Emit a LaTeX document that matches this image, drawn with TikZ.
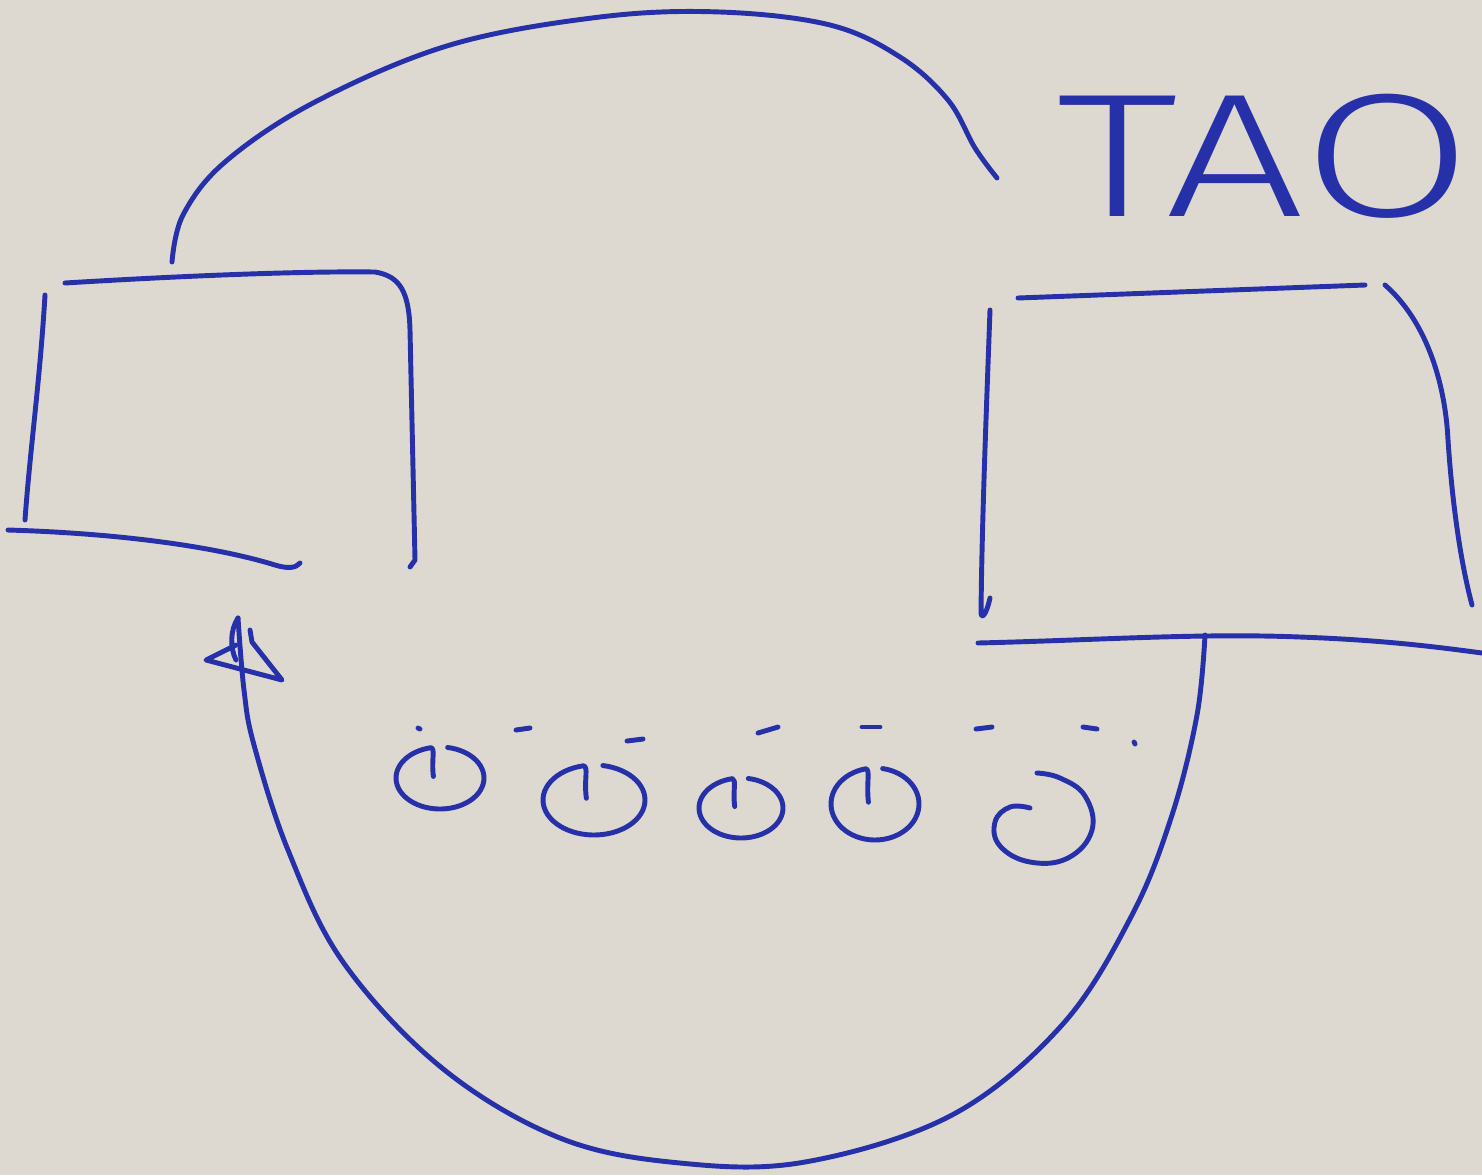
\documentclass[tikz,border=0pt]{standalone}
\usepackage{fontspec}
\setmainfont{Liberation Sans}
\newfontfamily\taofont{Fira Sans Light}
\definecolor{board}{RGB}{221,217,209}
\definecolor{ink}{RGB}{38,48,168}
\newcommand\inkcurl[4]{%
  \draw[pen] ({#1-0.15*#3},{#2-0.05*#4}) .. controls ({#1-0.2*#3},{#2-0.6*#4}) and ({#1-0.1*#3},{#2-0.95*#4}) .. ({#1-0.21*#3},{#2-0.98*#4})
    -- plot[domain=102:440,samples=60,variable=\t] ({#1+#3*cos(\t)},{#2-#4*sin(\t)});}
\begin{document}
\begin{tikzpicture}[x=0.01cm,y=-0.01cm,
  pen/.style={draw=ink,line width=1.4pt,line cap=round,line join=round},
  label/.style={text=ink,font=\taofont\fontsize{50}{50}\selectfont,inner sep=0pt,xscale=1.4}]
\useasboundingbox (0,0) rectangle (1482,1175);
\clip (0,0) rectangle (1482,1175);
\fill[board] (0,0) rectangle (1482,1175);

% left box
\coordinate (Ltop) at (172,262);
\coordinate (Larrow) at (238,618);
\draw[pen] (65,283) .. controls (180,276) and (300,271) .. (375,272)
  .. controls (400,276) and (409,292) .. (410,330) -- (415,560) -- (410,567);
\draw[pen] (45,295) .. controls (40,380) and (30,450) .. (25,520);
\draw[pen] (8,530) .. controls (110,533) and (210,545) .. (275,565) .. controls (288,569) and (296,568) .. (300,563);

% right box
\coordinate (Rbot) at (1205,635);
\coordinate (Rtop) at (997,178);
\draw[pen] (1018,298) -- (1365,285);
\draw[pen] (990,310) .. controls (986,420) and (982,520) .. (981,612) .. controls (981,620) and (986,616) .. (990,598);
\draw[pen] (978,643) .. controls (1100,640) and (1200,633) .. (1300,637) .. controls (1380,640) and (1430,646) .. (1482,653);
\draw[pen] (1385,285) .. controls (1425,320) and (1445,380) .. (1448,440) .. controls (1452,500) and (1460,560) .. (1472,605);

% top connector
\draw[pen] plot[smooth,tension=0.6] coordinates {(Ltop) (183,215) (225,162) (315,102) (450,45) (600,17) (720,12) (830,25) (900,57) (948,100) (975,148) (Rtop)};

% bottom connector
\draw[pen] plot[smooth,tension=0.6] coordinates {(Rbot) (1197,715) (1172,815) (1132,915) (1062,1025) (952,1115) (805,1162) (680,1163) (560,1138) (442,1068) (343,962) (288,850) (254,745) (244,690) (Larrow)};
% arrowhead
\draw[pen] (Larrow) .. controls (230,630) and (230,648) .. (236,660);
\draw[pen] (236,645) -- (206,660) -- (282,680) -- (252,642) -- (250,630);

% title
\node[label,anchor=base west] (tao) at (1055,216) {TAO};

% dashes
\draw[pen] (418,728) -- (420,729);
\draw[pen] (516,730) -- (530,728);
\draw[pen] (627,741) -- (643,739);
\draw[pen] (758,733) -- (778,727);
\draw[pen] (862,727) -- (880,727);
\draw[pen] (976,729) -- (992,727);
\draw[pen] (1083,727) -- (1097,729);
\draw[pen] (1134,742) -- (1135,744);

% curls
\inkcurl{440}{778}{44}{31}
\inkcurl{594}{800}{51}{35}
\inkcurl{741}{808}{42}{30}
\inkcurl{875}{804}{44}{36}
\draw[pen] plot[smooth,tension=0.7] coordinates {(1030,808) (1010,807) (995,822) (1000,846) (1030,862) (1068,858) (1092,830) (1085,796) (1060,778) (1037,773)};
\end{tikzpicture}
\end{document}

-=-=-

Write out again every line above exactly as given; the pictures do not belong in the copy.

Emit a LaTeX document that matches this image, drawn with TikZ.
\documentclass[tikz,border=0pt]{standalone}
\usepackage{fontspec}
\setmainfont{Liberation Sans}
\newfontfamily\taofont{Fira Sans Light}
\definecolor{board}{RGB}{221,217,209}
\definecolor{ink}{RGB}{38,48,168}
\newcommand\inkcurl[4]{%
  \draw[pen] ({#1-0.15*#3},{#2-0.05*#4}) .. controls ({#1-0.2*#3},{#2-0.6*#4}) and ({#1-0.1*#3},{#2-0.95*#4}) .. ({#1-0.21*#3},{#2-0.98*#4})
    -- plot[domain=102:440,samples=60,variable=\t] ({#1+#3*cos(\t)},{#2-#4*sin(\t)});}
\begin{document}
\begin{tikzpicture}[x=0.01cm,y=-0.01cm,
  pen/.style={draw=ink,line width=1.4pt,line cap=round,line join=round},
  label/.style={text=ink,font=\taofont\fontsize{50}{50}\selectfont,inner sep=0pt,xscale=1.4}]
\useasboundingbox (0,0) rectangle (1482,1175);
\clip (0,0) rectangle (1482,1175);
\fill[board] (0,0) rectangle (1482,1175);

% left box
\coordinate (Ltop) at (172,262);
\coordinate (Larrow) at (238,618);
\draw[pen] (65,283) .. controls (180,276) and (300,271) .. (375,272)
  .. controls (400,276) and (409,292) .. (410,330) -- (415,560) -- (410,567);
\draw[pen] (45,295) .. controls (40,380) and (30,450) .. (25,520);
\draw[pen] (8,530) .. controls (110,533) and (210,545) .. (275,565) .. controls (288,569) and (296,568) .. (300,563);

% right box
\coordinate (Rbot) at (1205,635);
\coordinate (Rtop) at (997,178);
\draw[pen] (1018,298) -- (1365,285);
\draw[pen] (990,310) .. controls (986,420) and (982,520) .. (981,612) .. controls (981,620) and (986,616) .. (990,598);
\draw[pen] (978,643) .. controls (1100,640) and (1200,633) .. (1300,637) .. controls (1380,640) and (1430,646) .. (1482,653);
\draw[pen] (1385,285) .. controls (1425,320) and (1445,380) .. (1448,440) .. controls (1452,500) and (1460,560) .. (1472,605);

% top connector
\draw[pen] plot[smooth,tension=0.6] coordinates {(Ltop) (183,215) (225,162) (315,102) (450,45) (600,17) (720,12) (830,25) (900,57) (948,100) (975,148) (Rtop)};

% bottom connector
\draw[pen] plot[smooth,tension=0.6] coordinates {(Rbot) (1197,715) (1172,815) (1132,915) (1062,1025) (952,1115) (805,1162) (680,1163) (560,1138) (442,1068) (343,962) (288,850) (254,745) (244,690) (Larrow)};
% arrowhead
\draw[pen] (Larrow) .. controls (230,630) and (230,648) .. (236,660);
\draw[pen] (236,645) -- (206,660) -- (282,680) -- (252,642) -- (250,630);

% title
\node[label,anchor=base west] (tao) at (1055,216) {TAO};

% dashes
\draw[pen] (418,728) -- (420,729);
\draw[pen] (516,730) -- (530,728);
\draw[pen] (627,741) -- (643,739);
\draw[pen] (758,733) -- (778,727);
\draw[pen] (862,727) -- (880,727);
\draw[pen] (976,729) -- (992,727);
\draw[pen] (1083,727) -- (1097,729);
\draw[pen] (1134,742) -- (1135,744);

% curls
\inkcurl{440}{778}{44}{31}
\inkcurl{594}{800}{51}{35}
\inkcurl{741}{808}{42}{30}
\inkcurl{875}{804}{44}{36}
\draw[pen] plot[smooth,tension=0.7] coordinates {(1030,808) (1010,807) (995,822) (1000,846) (1030,862) (1068,858) (1092,830) (1085,796) (1060,778) (1037,773)};
\end{tikzpicture}
\end{document}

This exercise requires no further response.